Forgive me, Phœbus! that my fancy stray'd;
The north and nature taught me to adore
Your scenes sublime, from those beloved before."[75]

He would love a place of abode because he had loved when in it. The same with regard to a dwelling, a walk, a melody, a perfume, a form, and even a dish; he who cared so little for any sort of food. His childish impressions, his readings at that age, had a great deal to do with his choice of poetic subjects afterward; and we find them again reproduced even in his last dramatic work. "Werner," written in such a fine moral sense, is the result of the "Canterbury Tale" read in childhood. Never was man more constant in his habits and tastes than he; and, indeed, it required that indefinable charm of soul he possessed, and which pervaded his whole being, to prevent monotony from perverting this quality into a fault.

Why, then, have his biographers talked so much of his mobility, if it were not to make Lord Byron pass for a creature swayed by every fresh impulse, and incapable of steady feeling? I have given the first reason elsewhere.[76] But I will add another, namely, that they have transferred the qualities of the poet to the man in an erroneous manner; that to the versatility of his genius (one of his great gifts, and which ever belong to him) they have added mobility of character such as often, too often, perhaps, influenced his conversation, and tinctured his external fictitious nature. But they have done so without examining his actions, without reflecting that this mobility vanished as it was written, or in the light play of his witty conversation, or the trivial acts of his life. Otherwise they would have been forced to confess, that it never had any influence on his conduct in matters of moment, that he was persevering and firm to an extremely rare degree in all things essential and which constitute man in his moral and social capacity.

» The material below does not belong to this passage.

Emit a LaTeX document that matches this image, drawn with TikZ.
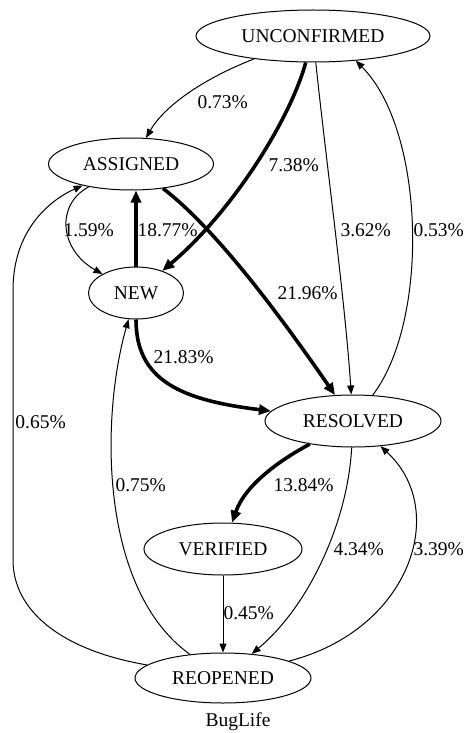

We may then sum up by saying that Lord Byron generally established on an impregnable rock, guarded by unbending principles, those great virtues to which principles are essential; but that, after making these treasures secure—for treasures they are to the man of honor and worth—once having placed them beyond the reach of sensibility and sentiment, he may sometimes have allowed the lesser virtues (within ordinary bonds) such indulgence as flowed from his kindly nature, and such as his youth rendered natural to a feeling heart and ardent imagination. Like all men, he was only truly firm under serious circumstances, when he wished to show energy in fulfilling a duty. Thus Lord Byron allowed his pen to jest, to mark the follies of men: sometimes attacking them boldly in front, sometimes aiming light arrows aslant, ridiculing, chastising, as humor or fancy prompted; and he gave himself the same liberty of language in private conversation, according to the character of those with whom he conversed. On all these occasions his genius undoubtedly gave itself up to versatility. But let us not forget that all that which changes and becomes effaced in hearts of inconstant mood, and which ought not to change in men of honor and worth, never did vary in him. Let us acknowledge, in short, that, if mobility belonged to the sensitive parts of his nature, constancy no less characterized his moral and intellectual being.